David Carroll Retired from a career at UPS, he and his wife Candice were living the good life in a historic farmhouse in rural Dover, PA with their two German Shorthair Pointers, Hatteras and Ansel. Mr. Carroll had been receiving care for advanced dilated cardiomyopathy, a heart condition that causes the muscle in the heart’s ventricles to become weakened and unable to pump blood normally, which can lead to heart failure.
By 2010, his condition worsening, Mr. Carroll was referred to UMSOM’s Erika D. Feller, MD, Assistant Professor of Medicine in the Division of Cardiovascular Medicine. “He was very ill with heart failure when we first met. He soon progressed to require home IV inotropic therapy to help his heart to beat more efficiently,” she recalled.

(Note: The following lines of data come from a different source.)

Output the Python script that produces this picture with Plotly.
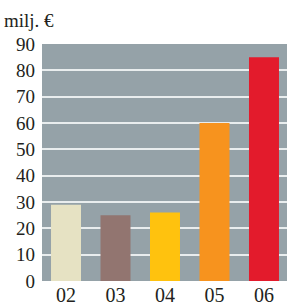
import plotly.graph_objects as go

categories = ["02", "03", "04", "05", "06"]
values = [29, 25, 26, 60, 85]
colors = ["#E6E2C3", "#927570", "#FFC20E", "#F7931E", "#E31B2C"]
y_ticks = [0, 10, 20, 30, 40, 50, 60, 70, 80, 90]

font = "Liberation Serif"

fig = go.Figure(go.Bar(
    x=list(range(len(categories))), y=values,
    marker=dict(color=colors, line=dict(width=0)),
    width=0.606,
))
fig.update_layout(
    width=287, height=306,
    margin=dict(l=42, r=0, t=44, b=25),
    plot_bgcolor="#95A2A8", paper_bgcolor="white",
    showlegend=False,
    font=dict(family=font, size=19, color="#231F20"),
    title=dict(text="milj. €", x=4/287, xanchor="left", y=1 - 20/306, yanchor="middle",
               font=dict(family=font, size=19, color="#231F20")),
    xaxis=dict(range=[-0.485, 4.465], tickvals=list(range(len(categories))),
               ticktext=categories, showgrid=False, zeroline=False,
               ticks="", ticklen=0, tickfont=dict(family=font, size=20)),
    yaxis=dict(range=[0, 90], tickvals=y_ticks, showgrid=True,
               gridcolor="#E9EDEE", gridwidth=2, zeroline=False,
               ticks="", tickfont=dict(family=font, size=19), ticklabelstandoff=6),
)
fig.write_html("out.html", config={"displayModeBar": False},
               post_script="document.body.style.margin='0';document.body.style.overflow='hidden';")
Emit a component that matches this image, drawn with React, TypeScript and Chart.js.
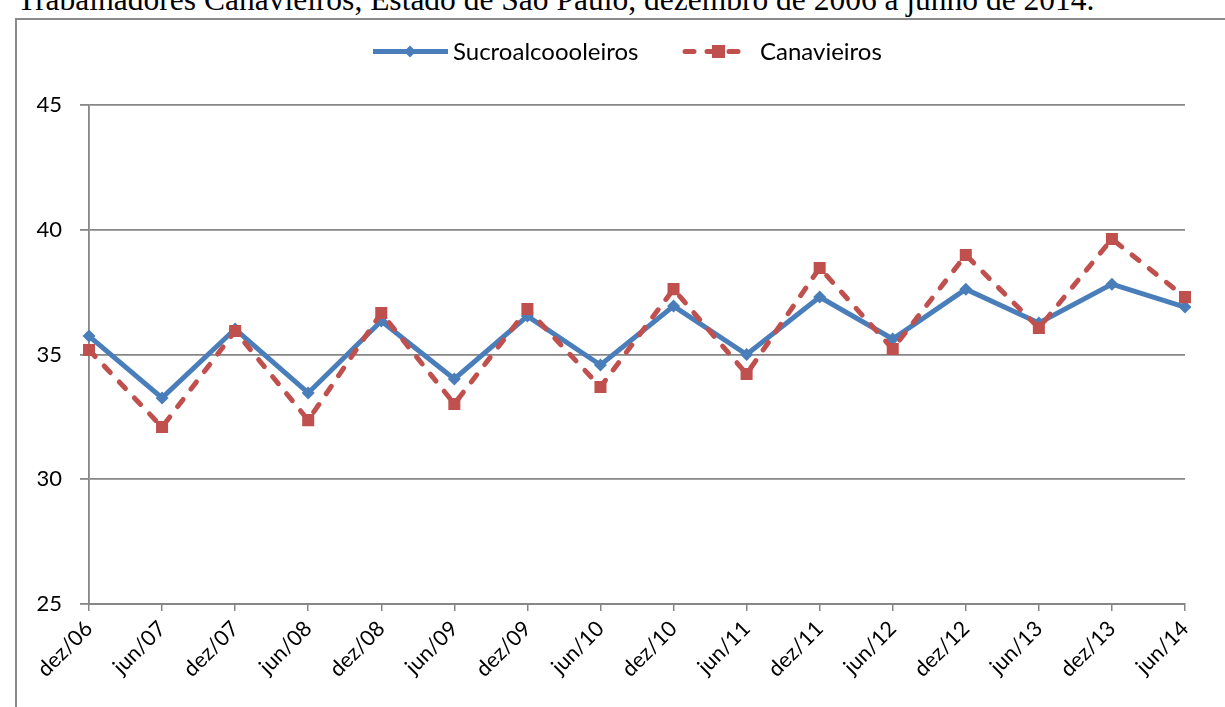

But Dr. Feller also recognized the bottom line—Mr. Carroll needed a new heart.
While on the transplant wait list, Mr. Carroll had a Jarvik left ventricular assist device (LVAD) implanted to help his weakened heart pump, extending his life until a donor organ was available. Improving significantly while on LVAD therapy, Mr. Carroll was a pioneer in that early Jarvik LVAD clinical trial in which University of Maryland played an important role. Then in 2012, he had life-saving heart transplant surgery by Bartley P. Griffith, MD, the Thomas E. and Alice Marie Hales Distinguished Professor in Transplant Surgery, and his team.
“I received my new heart on Saturday, and on Monday, I got up and walked in my hospital room,” Mr. Carroll recalls. “It was phenomenal. I was released after three weeks and came home. I’ve only gotten better since then. I can play golf and really do anything.”
Appreciative of the measures UMSOM physicians took to keep him alive, Mr. Carroll initially made a five-year pledge of $5,000 for operating support for the Advanced Heart Failure program (AHF) in the Department of Medicine’s Division of Cardiovascular Medicine. With the passing of his wife Candace in 2020, Mr. Carroll was determined to leave behind a legacy, which in November of that year he confirmed—a bequest intention to leave his residuary estate to support the AHF program, an extraordinary estimated gift of $1 million. His intention is that his gift be unrestricted to provide the cardiovascular medicine team the greatest ability to strategically advance with the changing needs of the program.
“David’s generous donation underscores the dedicated, multi-disciplinary work that the University of Maryland’s heart transplant and VAD team does every day,” Dr. Feller says. “Our work is more than a job—it’s a constant desire to improve the lives of patients with severe heart failure. It involves building patient trust and providing options for advanced heart failure management. His donation will help us increase our penetration into communities.”
For his part, David Carroll continues to be thankful for the care he received. “There is not enough I can give to thank Dr. Erika Feller and Dr. Bartley Griffith for saving my life,” he says. “Maryland has taken care of me from day one and continues to do so today. When I go there for a checkup, it’s like visiting my other family. If my bequest can just help one person, that would be great.”